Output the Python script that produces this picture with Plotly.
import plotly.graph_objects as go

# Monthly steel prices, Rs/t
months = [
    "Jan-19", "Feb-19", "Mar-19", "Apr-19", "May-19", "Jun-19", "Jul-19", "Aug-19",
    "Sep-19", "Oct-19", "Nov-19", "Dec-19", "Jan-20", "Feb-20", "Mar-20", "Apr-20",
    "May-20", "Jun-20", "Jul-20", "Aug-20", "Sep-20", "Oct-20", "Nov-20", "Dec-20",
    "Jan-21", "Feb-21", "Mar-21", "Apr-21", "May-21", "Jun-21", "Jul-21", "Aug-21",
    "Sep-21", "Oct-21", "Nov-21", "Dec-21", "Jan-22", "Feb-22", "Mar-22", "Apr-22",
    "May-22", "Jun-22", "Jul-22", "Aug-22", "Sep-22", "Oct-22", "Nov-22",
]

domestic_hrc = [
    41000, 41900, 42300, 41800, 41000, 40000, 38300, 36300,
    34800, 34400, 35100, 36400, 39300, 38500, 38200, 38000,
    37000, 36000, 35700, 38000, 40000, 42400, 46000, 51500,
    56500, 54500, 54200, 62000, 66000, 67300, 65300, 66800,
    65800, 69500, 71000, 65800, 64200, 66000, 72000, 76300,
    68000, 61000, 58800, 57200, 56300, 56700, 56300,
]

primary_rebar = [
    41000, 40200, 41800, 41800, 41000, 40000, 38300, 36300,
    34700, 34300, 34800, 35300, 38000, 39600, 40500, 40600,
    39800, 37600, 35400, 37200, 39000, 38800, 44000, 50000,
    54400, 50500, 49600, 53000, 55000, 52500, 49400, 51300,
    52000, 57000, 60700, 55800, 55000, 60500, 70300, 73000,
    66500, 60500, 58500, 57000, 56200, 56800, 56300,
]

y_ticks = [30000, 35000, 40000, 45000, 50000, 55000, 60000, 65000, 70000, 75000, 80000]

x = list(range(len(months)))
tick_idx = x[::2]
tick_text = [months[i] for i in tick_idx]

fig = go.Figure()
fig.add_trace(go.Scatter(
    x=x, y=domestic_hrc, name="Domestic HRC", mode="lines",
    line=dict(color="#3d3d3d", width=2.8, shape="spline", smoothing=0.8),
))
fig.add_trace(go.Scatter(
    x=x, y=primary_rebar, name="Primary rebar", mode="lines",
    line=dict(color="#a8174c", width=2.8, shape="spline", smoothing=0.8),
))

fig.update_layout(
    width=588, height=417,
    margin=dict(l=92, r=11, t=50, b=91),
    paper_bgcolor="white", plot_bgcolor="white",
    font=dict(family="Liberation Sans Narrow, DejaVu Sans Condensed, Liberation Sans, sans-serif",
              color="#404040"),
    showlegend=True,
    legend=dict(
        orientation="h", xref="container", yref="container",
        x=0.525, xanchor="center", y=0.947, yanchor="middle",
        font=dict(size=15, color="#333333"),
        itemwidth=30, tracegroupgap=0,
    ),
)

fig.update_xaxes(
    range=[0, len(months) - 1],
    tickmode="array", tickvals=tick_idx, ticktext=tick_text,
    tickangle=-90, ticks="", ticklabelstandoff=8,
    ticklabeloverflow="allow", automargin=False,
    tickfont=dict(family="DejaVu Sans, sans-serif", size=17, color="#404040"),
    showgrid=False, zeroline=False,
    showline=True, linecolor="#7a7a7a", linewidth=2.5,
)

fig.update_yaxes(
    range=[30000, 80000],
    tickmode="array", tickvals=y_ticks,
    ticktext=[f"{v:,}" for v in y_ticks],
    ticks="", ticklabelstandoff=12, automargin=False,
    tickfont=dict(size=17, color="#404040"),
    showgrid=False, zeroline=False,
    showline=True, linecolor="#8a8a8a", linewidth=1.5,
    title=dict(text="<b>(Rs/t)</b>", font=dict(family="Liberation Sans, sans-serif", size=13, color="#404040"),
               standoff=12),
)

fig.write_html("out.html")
+++
• SHORT TASK: Extract every line above exactly as it stands.

• THE REPLY:
Output the Python script that produces this picture with Plotly.
import plotly.graph_objects as go

# Monthly steel prices, Rs/t
months = [
    "Jan-19", "Feb-19", "Mar-19", "Apr-19", "May-19", "Jun-19", "Jul-19", "Aug-19",
    "Sep-19", "Oct-19", "Nov-19", "Dec-19", "Jan-20", "Feb-20", "Mar-20", "Apr-20",
    "May-20", "Jun-20", "Jul-20", "Aug-20", "Sep-20", "Oct-20", "Nov-20", "Dec-20",
    "Jan-21", "Feb-21", "Mar-21", "Apr-21", "May-21", "Jun-21", "Jul-21", "Aug-21",
    "Sep-21", "Oct-21", "Nov-21", "Dec-21", "Jan-22", "Feb-22", "Mar-22", "Apr-22",
    "May-22", "Jun-22", "Jul-22", "Aug-22", "Sep-22", "Oct-22", "Nov-22",
]

domestic_hrc = [
    41000, 41900, 42300, 41800, 41000, 40000, 38300, 36300,
    34800, 34400, 35100, 36400, 39300, 38500, 38200, 38000,
    37000, 36000, 35700, 38000, 40000, 42400, 46000, 51500,
    56500, 54500, 54200, 62000, 66000, 67300, 65300, 66800,
    65800, 69500, 71000, 65800, 64200, 66000, 72000, 76300,
    68000, 61000, 58800, 57200, 56300, 56700, 56300,
]

primary_rebar = [
    41000, 40200, 41800, 41800, 41000, 40000, 38300, 36300,
    34700, 34300, 34800, 35300, 38000, 39600, 40500, 40600,
    39800, 37600, 35400, 37200, 39000, 38800, 44000, 50000,
    54400, 50500, 49600, 53000, 55000, 52500, 49400, 51300,
    52000, 57000, 60700, 55800, 55000, 60500, 70300, 73000,
    66500, 60500, 58500, 57000, 56200, 56800, 56300,
]

y_ticks = [30000, 35000, 40000, 45000, 50000, 55000, 60000, 65000, 70000, 75000, 80000]

x = list(range(len(months)))
tick_idx = x[::2]
tick_text = [months[i] for i in tick_idx]

fig = go.Figure()
fig.add_trace(go.Scatter(
    x=x, y=domestic_hrc, name="Domestic HRC", mode="lines",
    line=dict(color="#3d3d3d", width=2.8, shape="spline", smoothing=0.8),
))
fig.add_trace(go.Scatter(
    x=x, y=primary_rebar, name="Primary rebar", mode="lines",
    line=dict(color="#a8174c", width=2.8, shape="spline", smoothing=0.8),
))

fig.update_layout(
    width=588, height=417,
    margin=dict(l=92, r=11, t=50, b=91),
    paper_bgcolor="white", plot_bgcolor="white",
    font=dict(family="Liberation Sans Narrow, DejaVu Sans Condensed, Liberation Sans, sans-serif",
              color="#404040"),
    showlegend=True,
    legend=dict(
        orientation="h", xref="container", yref="container",
        x=0.525, xanchor="center", y=0.947, yanchor="middle",
        font=dict(size=15, color="#333333"),
        itemwidth=30, tracegroupgap=0,
    ),
)

fig.update_xaxes(
    range=[0, len(months) - 1],
    tickmode="array", tickvals=tick_idx, ticktext=tick_text,
    tickangle=-90, ticks="", ticklabelstandoff=8,
    ticklabeloverflow="allow", automargin=False,
    tickfont=dict(family="DejaVu Sans, sans-serif", size=17, color="#404040"),
    showgrid=False, zeroline=False,
    showline=True, linecolor="#7a7a7a", linewidth=2.5,
)

fig.update_yaxes(
    range=[30000, 80000],
    tickmode="array", tickvals=y_ticks,
    ticktext=[f"{v:,}" for v in y_ticks],
    ticks="", ticklabelstandoff=12, automargin=False,
    tickfont=dict(size=17, color="#404040"),
    showgrid=False, zeroline=False,
    showline=True, linecolor="#8a8a8a", linewidth=1.5,
    title=dict(text="<b>(Rs/t)</b>", font=dict(family="Liberation Sans, sans-serif", size=13, color="#404040"),
               standoff=12),
)

fig.write_html("out.html")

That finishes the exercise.